In the lines below, output everything from the first line through the line containing "import numpy as np" exactly as it is. Pictures are not part of the output.

**INFORMATION SHOWN:**
================================

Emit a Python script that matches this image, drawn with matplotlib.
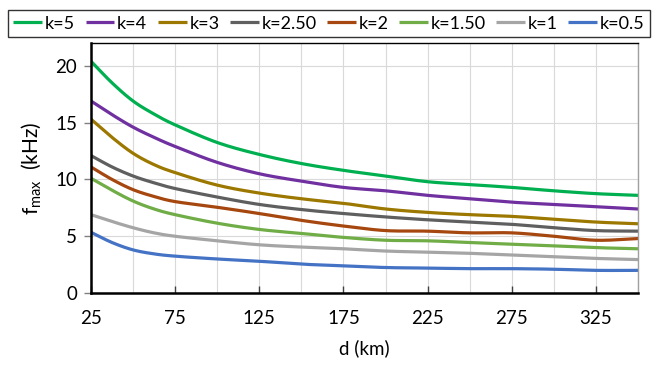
import matplotlib
matplotlib.use("Agg")
import matplotlib.pyplot as plt
import numpy as np

# distances (km) and f_max (kHz) for each k
d = [25, 37.5, 50, 62.5, 75, 100, 125, 150, 175, 200, 225, 250, 275, 300, 325, 350]
series = {
    "k=5":    [20.4, 18.5, 16.9, 15.75, 14.8, 13.25, 12.2, 11.4, 10.8, 10.3, 9.8, 9.55, 9.3, 9.0, 8.75, 8.6],
    "k=4":    [16.9, 15.7, 14.6, 13.7, 12.9, 11.5, 10.5, 9.85, 9.3, 9.0, 8.6, 8.3, 8.0, 7.8, 7.6, 7.4],
    "k=3":    [15.3, 13.7, 12.3, 11.3, 10.6, 9.5, 8.8, 8.3, 7.9, 7.4, 7.1, 6.9, 6.75, 6.5, 6.25, 6.1],
    "k=2.50": [12.1, 11.1, 10.3, 9.7, 9.2, 8.45, 7.8, 7.35, 7.0, 6.7, 6.45, 6.25, 6.05, 5.75, 5.5, 5.45],
    "k=2":    [11.1, 10.0, 9.1, 8.5, 8.05, 7.55, 7.0, 6.4, 5.9, 5.5, 5.45, 5.3, 5.3, 5.0, 4.65, 4.8],
    "k=1.50": [10.1, 9.05, 8.1, 7.4, 6.9, 6.15, 5.6, 5.25, 4.9, 4.65, 4.6, 4.45, 4.3, 4.15, 4.0, 3.9],
    "k=1":    [6.9, 6.3, 5.75, 5.3, 5.0, 4.6, 4.25, 4.05, 3.9, 3.7, 3.6, 3.5, 3.35, 3.2, 3.05, 2.95],
    "k=0.5":  [5.35, 4.45, 3.8, 3.45, 3.25, 3.0, 2.8, 2.55, 2.4, 2.25, 2.2, 2.15, 2.15, 2.1, 2.0, 2.0],
}
colors = ["#00b050", "#7030a0", "#9c7800", "#5f5f5f", "#a5470f", "#70ad47", "#a5a5a5", "#4472c4"]


def smooth(x, y, n=20):
    # Catmull-Rom style smoothing, like Excel's "smoothed line"
    x = np.asarray(x, float)
    y = np.asarray(y, float)
    px = np.concatenate([[2 * x[0] - x[1]], x, [2 * x[-1] - x[-2]]])
    py = np.concatenate([[2 * y[0] - y[1]], y, [2 * y[-1] - y[-2]]])
    xs, ys = [], []
    t = np.linspace(0, 1, n, endpoint=False)
    for i in range(1, len(px) - 2):
        for p, out in ((px, xs), (py, ys)):
            p0, p1, p2, p3 = p[i - 1], p[i], p[i + 1], p[i + 2]
            out.extend(0.5 * (2 * p1 + (-p0 + p2) * t
                              + (2 * p0 - 5 * p1 + 4 * p2 - p3) * t ** 2
                              + (-p0 + 3 * p1 - 3 * p2 + p3) * t ** 3))
    xs.append(x[-1])
    ys.append(y[-1])
    return np.array(xs), np.array(ys)


plt.rcParams["font.family"] = ["Lato", "DejaVu Sans"]
plt.rcParams["mathtext.fontset"] = "custom"
plt.rcParams["mathtext.rm"] = "Lato"

fig = plt.figure(figsize=(6.56, 3.65), dpi=100)
ax = fig.add_axes([0.1387, 0.197, 0.834, 0.685])

for (name, vals), c in zip(series.items(), colors):
    sx, sy = smooth(d, vals)
    ax.plot(sx, sy, color=c, lw=2.3, label=name, solid_capstyle="butt")

ax.set_xlim(25, 350)
ax.set_ylim(0, 22)
ax.set_xticks(np.arange(25, 350, 50))
ax.set_xticks(np.arange(25, 351, 25), minor=True)
ax.set_yticks([0, 5, 10, 15, 20])
ax.grid(True, which="both", axis="x", color="#d9d9d9", lw=0.8)
ax.grid(True, which="major", axis="y", color="#d9d9d9", lw=0.8)
ax.set_axisbelow(True)

ax.tick_params(axis="x", which="major", direction="in", length=5, width=1,
               color="#404040", labelsize=13.5, pad=12)
ax.tick_params(axis="x", which="minor", length=0)
ax.tick_params(axis="y", direction="out", length=5, width=1,
               color="#808080", labelsize=13.5, pad=5)

for side in ("left", "bottom"):
    ax.spines[side].set_linewidth(1.8)
    ax.spines[side].set_color("black")
ax.spines["top"].set_linewidth(1.0)
ax.spines["top"].set_color("black")
ax.spines["right"].set_linewidth(1.0)
ax.spines["right"].set_color("#a0a0a0")

ax.set_xlabel("d (km)", fontsize=13.5, labelpad=9)
ax.set_ylabel(r"f$_{\mathregular{max}}$  (kHz)", fontsize=15, labelpad=8)

leg = fig.legend(loc="lower left", bbox_to_anchor=(8 / 656, 1 - 37 / 365, 642 / 656, 32 / 365),
                 mode="expand", ncol=8, fontsize=13, frameon=True, fancybox=False,
                 handlelength=1.6, handletextpad=0.15, columnspacing=0.5,
                 borderpad=0.3, borderaxespad=0)
leg.get_frame().set_edgecolor("black")
leg.get_frame().set_linewidth(1.0)

fig.savefig("out.png", dpi=100)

================================

**EXPECTED OUTPUT:**
Emit a Python script that matches this image, drawn with matplotlib.
import matplotlib
matplotlib.use("Agg")
import matplotlib.pyplot as plt
import numpy as np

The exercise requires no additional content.